Obama’s embrace of Cuba’s apartheid dictatorship leads dissidents to celebrate Trump victory

After Obama abandoned Cuba’s courageous dissidents and embraced the apartheid dictatorship that brutally oppresses them, you cannot blame them for celebrating Trump’s election victory. Hillary Clinton presented more of the same in Cuba: Support and backing for the apartheid Castro dictatorship along with continued increases in violent repression.

Karina Martin in PanAm Post:

Cuban Dissidents Turned Off By Obama’s Soft Diplomacy Celebrate Trump Victory


The Forum for Rights and Freedoms, a coalition opposing Cuba’s current adminstration, has published a video in which several well-known figures of the opposition celebrate Trump’s victory.

“We hope that the issue of political prisoners will again be a priority,” said member of the Forum, Jorge Garcia Perez. “I think that with the arrival of Trump to the White House, we can rescue that ally we always had, which is the United States.”

He added that with the Republican’s victory, there is “new hope among those who had lost it.”

“I think in Cuba, almost all the people who suffer the consequences of the regime are happy,” said another opposition member, Adrian Sosa.

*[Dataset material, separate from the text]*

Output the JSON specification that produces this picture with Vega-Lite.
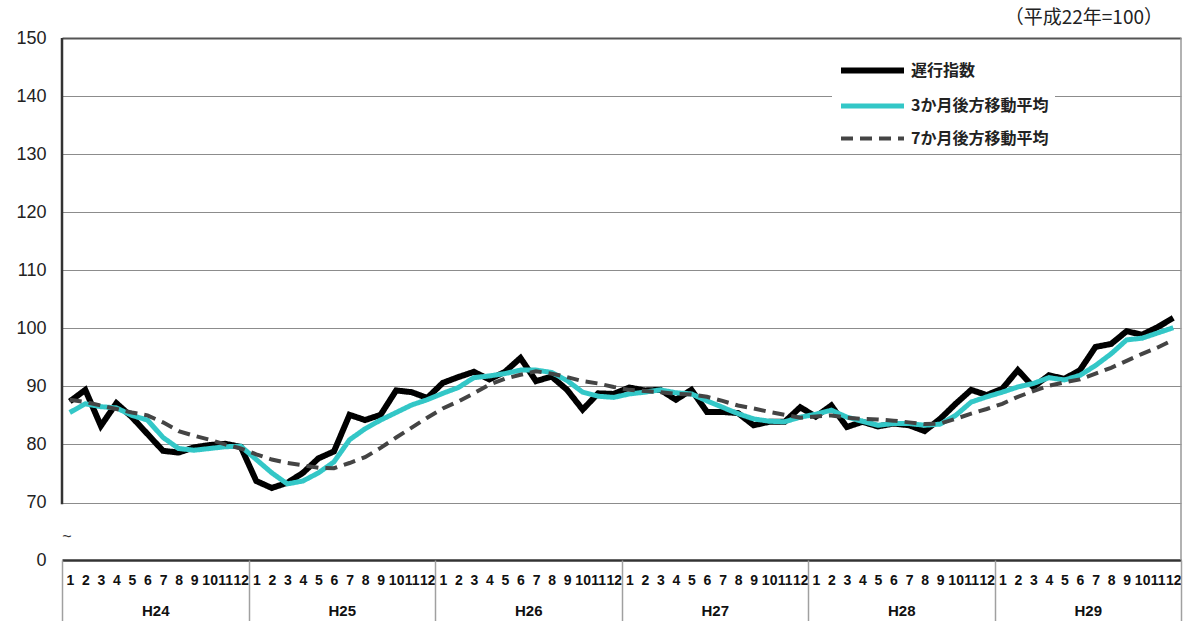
{
  "$schema": "https://vega.github.io/schema/vega-lite/v6.json",
  "width": 1119,
  "height": 522,
  "autosize": {"type": "none"},
  "padding": {"left": 62, "top": 38, "right": 7, "bottom": 61},
  "background": "white",
  "title": {"text": "（平成22年=100）", "anchor": "end", "frame": "group", "dx": -18, "offset": 1, "fontSize": 19, "fontWeight": "normal", "font": "Noto Sans CJK JP", "color": "#222"},
  "config": {"view": {"stroke": null}},
  "data": {"values": [
    {"t":1,"a":87.4,"b":85.5,"c":87.7},
    {"t":2,"a":89.4,"b":87.0,"c":87.3},
    {"t":3,"a":83.2,"b":86.5,"c":86.7},
    {"t":4,"a":87.1,"b":86.3,"c":86.1},
    {"t":5,"a":84.7,"b":85.0,"c":85.5},
    {"t":6,"a":81.8,"b":84.2,"c":85.0},
    {"t":7,"a":78.9,"b":81.2,"c":83.8},
    {"t":8,"a":78.6,"b":79.3,"c":82.3},
    {"t":9,"a":79.5,"b":79.0,"c":81.5},
    {"t":10,"a":79.9,"b":79.3,"c":80.8},
    {"t":11,"a":80.1,"b":79.6,"c":80.0},
    {"t":12,"a":79.6,"b":79.7,"c":79.3},
    {"t":13,"a":73.7,"b":77.4,"c":78.3},
    {"t":14,"a":72.5,"b":75.1,"c":77.4},
    {"t":15,"a":73.4,"b":73.2,"c":76.8},
    {"t":16,"a":75.1,"b":73.7,"c":76.4},
    {"t":17,"a":77.6,"b":75.1,"c":76.0},
    {"t":18,"a":78.8,"b":77.0,"c":75.9},
    {"t":19,"a":85.1,"b":80.8,"c":76.8},
    {"t":20,"a":84.2,"b":82.7,"c":77.8},
    {"t":21,"a":85.1,"b":84.2,"c":79.4},
    {"t":22,"a":89.3,"b":85.5,"c":81.2},
    {"t":23,"a":89.0,"b":86.8,"c":82.9},
    {"t":24,"a":88.0,"b":87.7,"c":84.6},
    {"t":25,"a":90.6,"b":88.8,"c":86.2},
    {"t":26,"a":91.6,"b":89.8,"c":87.4},
    {"t":27,"a":92.5,"b":91.5,"c":88.8},
    {"t":28,"a":91.2,"b":91.8,"c":90.3},
    {"t":29,"a":92.5,"b":92.2,"c":91.3},
    {"t":30,"a":94.9,"b":92.8,"c":92.0},
    {"t":31,"a":90.9,"b":92.8,"c":92.6},
    {"t":32,"a":91.7,"b":92.4,"c":92.2},
    {"t":33,"a":89.4,"b":91.0,"c":91.6},
    {"t":34,"a":86.0,"b":89.0,"c":90.9},
    {"t":35,"a":88.8,"b":88.3,"c":90.5},
    {"t":36,"a":88.7,"b":88.1,"c":89.9},
    {"t":37,"a":89.8,"b":88.7,"c":89.4},
    {"t":38,"a":89.3,"b":89.0,"c":89.2},
    {"t":39,"a":89.4,"b":89.4,"c":89.0},
    {"t":40,"a":87.7,"b":88.9,"c":88.7},
    {"t":41,"a":89.4,"b":88.7,"c":88.6},
    {"t":42,"a":85.6,"b":87.5,"c":88.2},
    {"t":43,"a":85.6,"b":86.4,"c":87.5},
    {"t":44,"a":85.4,"b":85.3,"c":86.7},
    {"t":45,"a":83.3,"b":84.4,"c":86.2},
    {"t":46,"a":83.9,"b":84.0,"c":85.6},
    {"t":47,"a":83.9,"b":83.9,"c":85.1},
    {"t":48,"a":86.4,"b":84.7,"c":84.6},
    {"t":49,"a":84.8,"b":85.2,"c":84.8},
    {"t":50,"a":86.7,"b":85.9,"c":85.0},
    {"t":51,"a":83.0,"b":84.7,"c":84.6},
    {"t":52,"a":83.9,"b":84.0,"c":84.4},
    {"t":53,"a":83.1,"b":83.3,"c":84.3},
    {"t":54,"a":83.6,"b":83.6,"c":84.1},
    {"t":55,"a":83.3,"b":83.6,"c":83.8},
    {"t":56,"a":82.3,"b":83.3,"c":83.5},
    {"t":57,"a":84.4,"b":83.5,"c":83.6},
    {"t":58,"a":87.0,"b":85.0,"c":84.4},
    {"t":59,"a":89.4,"b":87.3,"c":85.3},
    {"t":60,"a":88.5,"b":88.2,"c":86.1},
    {"t":61,"a":89.6,"b":89.0,"c":87.0},
    {"t":62,"a":92.8,"b":89.9,"c":88.2},
    {"t":63,"a":89.9,"b":90.5,"c":89.2},
    {"t":64,"a":91.9,"b":91.5,"c":90.1},
    {"t":65,"a":91.3,"b":91.1,"c":90.7},
    {"t":66,"a":92.8,"b":91.9,"c":91.2},
    {"t":67,"a":96.8,"b":93.6,"c":92.2},
    {"t":68,"a":97.3,"b":95.6,"c":93.2},
    {"t":69,"a":99.5,"b":98.0,"c":94.4},
    {"t":70,"a":98.9,"b":98.3,"c":95.6},
    {"t":71,"a":100.2,"b":99.2,"c":96.7},
    {"t":72,"a":101.8,"b":100.1,"c":98.0}
  ]},
  "resolve": {"axis": {"x": "independent"}},
  "layer": [
    {
      "transform": [{"fold": ["a", "b", "c"], "as": ["s", "v"]}],
      "mark": {"type": "line"},
      "encoding": {
        "x": {"field": "t", "type": "quantitative",
          "scale": {"domain": [0.5, 72.5], "nice": false, "zero": false},
          "axis": {"orient": "bottom", "title": null,
            "values": [1,2,3,4,5,6,7,8,9,10,11,12,13,14,15,16,17,18,19,20,21,22,23,24,25,26,27,28,29,30,31,32,33,34,35,36,37,38,39,40,41,42,43,44,45,46,47,48,49,50,51,52,53,54,55,56,57,58,59,60,61,62,63,64,65,66,67,68,69,70,71,72],
            "labelExpr": "((datum.value - 1) % 12) + 1",
            "ticks": false, "grid": false, "domain": true, "domainColor": "#333", "domainWidth": 2.5,
            "labelPadding": 13, "labelFontSize": 14, "labelFontWeight": "bold", "labelFont": "Liberation Sans", "labelColor": "#111",
            "labelOverlap": false, "labelFlush": false, "labelBound": false}},
        "y": {"field": "v", "type": "quantitative",
          "scale": {"domain": [0, 70, 150], "range": [522, 464.5, 0], "nice": false, "zero": false},
          "axis": {"title": null, "values": [0, 70, 80, 90, 100, 110, 120, 130, 140, 150],
            "ticks": false, "domain": false, "grid": true,
            "gridColor": {"condition": {"test": "datum.value === 150", "value": "#555555"}, "value": "#8c8c8c"},
            "gridWidth": {"condition": {"test": "datum.value === 150", "value": 2}, "value": 1},
            "gridOpacity": {"condition": {"test": "datum.value === 0", "value": 0}, "value": 1},
            "labelPadding": 16, "labelFontSize": 18, "labelFont": "Liberation Sans", "labelColor": "#222"}},
        "color": {"field": "s", "type": "nominal",
          "scale": {"domain": ["a", "b", "c"], "range": ["#000000", "#33c7c7", "#444444"]},
          "legend": {"title": null, "orient": "none", "legendX": 770, "legendY": 13, "fillColor": "white", "padding": 6,
            "symbolType": "M-1,0H5", "symbolSize": 441, "labelFontSize": 16, "labelFont": "Noto Sans CJK JP", "labelFontWeight": "bold",
            "labelColor": "#222", "rowPadding": 10, "labelOffset": 46,
            "labelExpr": "datum.label == 'a' ? '遅行指数' : datum.label == 'b' ? '3か月後方移動平均' : '7か月後方移動平均'"}},
        "strokeWidth": {"field": "s", "type": "nominal",
          "scale": {"domain": ["a", "b", "c"], "range": [6, 4, 2]}},
        "strokeDash": {"field": "s", "type": "nominal",
          "scale": {"domain": ["a", "b", "c"], "range": [[1, 0], [1, 0], [12, 7]]}}
      }
    },
    {
      "data": {"values": [{}]},
      "mark": {"type": "rule", "color": "#333", "strokeWidth": 2.5},
      "encoding": {
        "x": {"datum": 0.5, "type": "quantitative",
          "axis": {"orient": "bottom", "title": null,
            "values": [0.5, 12.5, 24.5, 36.5, 48.5, 60.5, 72.5],
            "labels": false, "domain": false, "ticks": true, "tickSize": 61, "tickColor": "#a0a0a0", "tickWidth": 1.5, "grid": false}},
        "y": {"datum": 150, "type": "quantitative"},
        "y2": {"datum": 68}
      }
    },
    {
      "data": {"values": [{}]},
      "mark": {"type": "rule", "color": "#999", "strokeWidth": 1.5},
      "encoding": {
        "x": {"datum": 72.5, "type": "quantitative",
          "axis": {"orient": "bottom", "title": null,
            "values": [6.5, 18.5, 30.5, 42.5, 54.5, 66.5],
            "labelExpr": "'H' + (24 + floor((datum.value - 1) / 12))",
            "ticks": false, "domain": false, "grid": false, "labelPadding": 43,
            "labelFontSize": 15, "labelFontWeight": "bold", "labelFont": "Liberation Sans", "labelColor": "#111"}},
        "y": {"datum": 0, "type": "quantitative"},
        "y2": {"datum": 150}
      }
    },
    {
      "data": {"values": [{}]},
      "mark": {"type": "text", "text": "~", "fontSize": 16, "dx": 5, "align": "center", "color": "#333"},
      "encoding": {
        "x": {"datum": 0.5, "type": "quantitative", "axis": null},
        "y": {"datum": 28, "type": "quantitative"}
      }
    }
  ]
}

The video not only shows the satisfaction of the opposition, but also the discontent and frustration with Obama’s decision to open Cuba in the first place.

“It was very frustrating to see how the Obama administration allowed the regime to gain economic (and) political space and leave the Cuban people and their demands off to one side,” said Antonio G. Rodiles, one of the forum coordinators.

“These two year have been a very difficult time,” he said. “Hillary Clinton said she would continue President Obama’s policy for Cuba … which is broad, has meant beatings, rapes, harassment and a lot of silence by the Obama administration and the European Union.”

“Trump came out and publicly acknowledged the Cuban opposition, spoke specifically about the Ladies in White — which for us is an emblematic group — and said he would support real change in Cuba.”

Likewise, activist Ailer Gonzalez said that in his opinion, “women have suffered greatly from these two years of reestablishment (of diplomatic relations).”

“We can not do it alone,” he said. “We live under a 57-year dictatorship and a disjointed society.”

Since December 2014, when the policy of opening Cuba began, the opposition warned and denounced increased repression on the island.

According officials from the Cuban Commission on Human Rights and National Reconciliation, in the last two years of the “thaw,” Cuban authorities have carried out 17,741 arbitrary arrests of activists and opponents.

“Repression has increased a lot,” the Forum coordinator said. “There are statistics but there is also the form of repression that does not get included in statistics. A temporary arrest is not the same as a violent arrest, with blows. State security is much more violent, harassment is much greater.”